Wednesday, January 15, 2025

Café Terrace at Night dari Van Gogh

 

(Sumber Foto: Pinterest)

Langit malam Arles, Prancis, pada September 1888, dipenuhi gemerlap bintang-bintang yang terlihat seolah turun mendekat ke bumi. Di tengah suasana yang tenang itu, sebuah kafe kecil berdiri di ujung alun-alun, lampunya memancarkan cahaya kuning keemasan yang hangat. Di dalam kafe, orang-orang berbincang, tertawa, dan menenggak anggur, tetapi suasana mereka tak pernah menyentuh pria yang duduk sendirian di sudut, mencatat sesuatu di buku sketsanya.

Vincent van Gogh, dengan mata lelah tetapi penuh gairah, sedang memerhatikan setiap detail tempat itu. Ia melihat meja-meja yang dipenuhi gelas anggur, pelayan yang sibuk dengan senyum tipis, dan orang-orang yang tampak hanyut dalam dunianya masing-masing. Namun, bukan hanya itu yang ia lihat. Ia melihat cahaya lampu yang seperti menari di permukaan jalan berbatu, bayangan yang menyatu dengan gelapnya malam, dan bintang-bintang di atas kafe yang seakan berbicara padanya.

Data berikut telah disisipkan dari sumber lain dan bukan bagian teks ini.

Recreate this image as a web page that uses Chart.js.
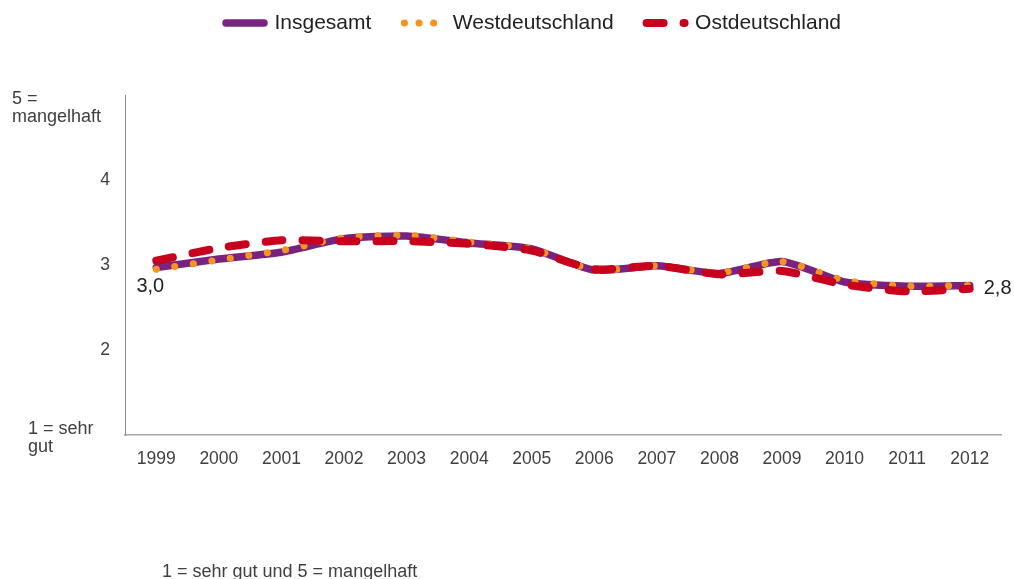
<!DOCTYPE html>
<html>
<head>
<meta charset="utf-8">
<script src="https://cdn.jsdelivr.net/npm/chart.js@4/dist/chart.umd.min.js"></script>
<style>
  html, body { margin: 0; padding: 0; background: #fff; }
  #wrap { width: 1014px; height: 579px; }
</style>
</head>
<body>
<div id="wrap"><canvas id="myChart" width="1014" height="579"></canvas></div>
<script>
// Daten (Schulnoten 1 = sehr gut, 5 = mangelhaft)
const jahre = ["1999", "2000", "2001", "2002", "2003", "2004", "2005", "2006", "2007", "2008", "2009", "2010", "2011", "2012"];
const insgesamt = [2.97, 3.07, 3.15, 3.31, 3.34, 3.26, 3.19, 2.94, 2.99, 2.90, 3.04, 2.80, 2.75, 2.76];
const westdeutschland = [2.95, 3.06, 3.17, 3.32, 3.35, 3.27, 3.19, 2.94, 2.99, 2.91, 3.04, 2.82, 2.75, 2.76];
const ostdeutschland = [3.05, 3.20, 3.29, 3.28, 3.28, 3.25, 3.17, 2.95, 2.99, 2.89, 2.93, 2.77, 2.69, 2.72];
const yTicks = ["", "2", "3", "4", ""];
const labelOben = ["5 =", "mangelhaft"];
const labelUnten = ["1 = sehr", "gut"];
const fussnote = "1 = sehr gut und 5 = mangelhaft";

const FONT = '"Liberation Sans", Arial, sans-serif';
Chart.defaults.font.family = FONT;
Chart.defaults.color = "#404040";

function formatZahl(v) {
  return v.toFixed(1).replace(".", ",");
}

// Legende verschieben, Hoehe fest
const legendeHack = {
  id: "legendeHack",
  beforeInit(chart) {
    const lg = chart.legend;
    const fit = lg.fit;
    lg.fit = function () {
      fit.call(this);
      this.height = 95;
    };
    const draw = lg.draw;
    lg.draw = function (area) {
      const ctx = this.ctx;
      ctx.save();
      ctx.translate(33, -20.5);
      draw.call(this, area);
      ctx.restore();
    };
  }
};

// Zusatztexte: Achsenenden, Wertelabels, Fussnote
const texte = {
  id: "texte",
  afterDraw(chart) {
    const ctx = chart.ctx;
    const y = chart.scales.y;
    ctx.save();
    ctx.fillStyle = "#404040";
    ctx.font = "18px " + FONT;
    ctx.textAlign = "left";
    ctx.textBaseline = "middle";
    let y5 = y.getPixelForValue(5);
    ctx.fillText(labelOben[0], 12, y5 + 4);
    ctx.fillText(labelOben[1], 12, y5 + 22);
    let y1 = y.getPixelForValue(1);
    ctx.fillText(labelUnten[0], 28, y1 - 6);
    ctx.fillText(labelUnten[1], 28, y1 + 12);

    ctx.fillText(fussnote, 162, 572);

    let meta = chart.getDatasetMeta(0);
    let p0 = meta.data[0];
    let pN = meta.data[meta.data.length - 1];
    ctx.fillStyle = "#222";
    ctx.font = "20px " + FONT;
    ctx.textAlign = "center";
    ctx.fillText(formatZahl(insgesamt[0]), p0.x - 6, p0.y + 19);
    ctx.textAlign = "left";
    ctx.fillText(formatZahl(insgesamt[insgesamt.length - 1]), pN.x + 14, pN.y + 3);
    ctx.restore();
  }
};

const data = {
  labels: jahre,
  datasets: [
    {
      label: "Insgesamt",
      data: insgesamt,
      borderColor: "#78237f",
      backgroundColor: "#78237f",
      borderWidth: 7.5,
      borderCapStyle: "round",
      borderJoinStyle: "round",
      tension: 0.2,
      pointRadius: 0,
      order: 3
    },
    {
      label: "Westdeutschland",
      data: westdeutschland,
      borderColor: "#f7941d",
      backgroundColor: "#f7941d",
      borderWidth: 7,
      borderDash: [0.1, 18.6],
      borderCapStyle: "round",
      tension: 0.2,
      pointRadius: 0,
      order: 2
    },
    {
      label: "Ostdeutschland",
      data: ostdeutschland,
      borderColor: "#c8001e",
      backgroundColor: "#c8001e",
      borderWidth: 8,
      borderDash: [17, 20],
      borderCapStyle: "round",
      tension: 0.2,
      pointRadius: 0,
      order: 1
    }
  ]
};

const config = {
  type: "line",
  data: data,
  options: {
    responsive: false,
    animation: false,
    devicePixelRatio: 1,
    layout: { padding: { left: 0, right: 13, top: 0, bottom: 0 } },
    plugins: {
      tooltip: { enabled: false },
      legend: {
        position: "top",
        align: "center",
        labels: {
          font: { size: 21, family: FONT },
          color: "#222",
          padding: 33,
          boxWidth: 38,
          usePointStyle: true,
          pointStyle: "line",
          pointStyleWidth: 38,
          generateLabels(chart) {
            return chart.data.datasets.map((ds, i) => ({
              text: ds.label,
              fillStyle: ds.borderColor,
              strokeStyle: ds.borderColor,
              lineWidth: ds.borderWidth,
              lineDash: i === 1 ? [0.1, 14.5] : (ds.borderDash || []),
              lineCap: "round",
              pointStyle: "line",
              hidden: false,
              fontColor: "#222",
              datasetIndex: i
            }));
          }
        }
      }
    },
    scales: {
      x: {
        offset: true,
        grid: { display: false, drawTicks: false },
        border: { display: true, color: "#a6a6a6", width: 1.5 },
        ticks: { font: { size: 17.5 }, color: "#404040", padding: 14, maxRotation: 0 },
        afterFit(scale) { scale.height = 144; }
      },
      y: {
        min: 1,
        max: 5,
        grid: { display: false, drawTicks: false },
        border: { display: true, color: "#8c8c8c", width: 1 },
        ticks: {
          stepSize: 1,
          font: { size: 17.5 },
          color: "#404040",
          padding: 15,
          callback: (v) => yTicks[v - 1]
        },
        afterFit(scale) { scale.width = 125; }
      }
    }
  },
  plugins: [legendeHack, texte]
};

const ctx = document.getElementById("myChart");
const myChart = new Chart(ctx, config);
</script>
</body>
</html>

Bagi Vincent, malam itu lebih dari sekadar waktu untuk beristirahat. Malam adalah waktu ketika dunia menunjukkan wajahnya yang sebenarnya, penuh rahasia dan keindahan yang tersembunyi. Saat itu, ia memiliki gagasan yang menggelitik pikirannya: bagaimana jika ia melukis suasana malam ini, bukan seperti yang dilihat orang, tetapi seperti yang dirasakannya?

Keesokan harinya, Vincent kembali ke kafe itu, membawa kanvas, cat minyak, dan semangat yang membara. Ia mulai melukis, berdiri di bawah langit malam dengan bintang-bintang yang bersinar terang. Ia melukis cahaya lampu kafe yang memancar seperti matahari kecil di tengah malam. Ia melukis meja dan kursi yang kosong, seolah menunggu kisah baru untuk dihidupkan.

Namun, yang paling mencuri perhatian dalam karyanya adalah langit malam itu sendiri. Vincent tidak melukisnya seperti langit biasa. Ia menggambarkan bintang-bintang yang bersinar seperti mimpi yang melayang, langit yang tampak lebih hidup daripada kenyataan. Ia menciptakan malam yang penuh keajaiban, malam yang berbicara dengan bisikan lembut kepada siapa saja yang melihatnya.

Lukisan itu selesai hanya dalam beberapa malam dan diberi judul Café Terrace at Night. Bagi Vincent, karya ini adalah salah satu cara untuk mengekspresikan cinta dan kekagumannya pada malam hari. Ia pernah menulis dalam sebuah surat kepada saudaranya, Theo, "Malam jauh lebih hidup dan lebih berwarna daripada siang."

Namun, seperti banyak karyanya yang lain, Café Terrace at Night tidak mendapat pengakuan saat itu. Orang-orang menganggap lukisannya aneh, tidak realistis, dan terlalu emosional. Tapi Vincent tidak peduli. Ia melukis bukan untuk dunia, melainkan untuk dirinya sendiri—sebuah cerminan dari jiwanya yang rapuh, penuh warna, dan selalu mencari makna di balik hal-hal sederhana.

Kini, Café Terrace at Night dianggap sebagai salah satu mahakarya seni yang abadi. Orang-orang dari seluruh dunia memandangnya sebagai jendela ke dalam hati seorang pria yang melihat keajaiban di tempat yang paling biasa. Melalui lukisan ini, Vincent mengajarkan kita untuk melihat malam dengan cara yang berbeda—bukan sebagai akhir dari hari, tetapi sebagai awal dari keindahan yang tak terduga.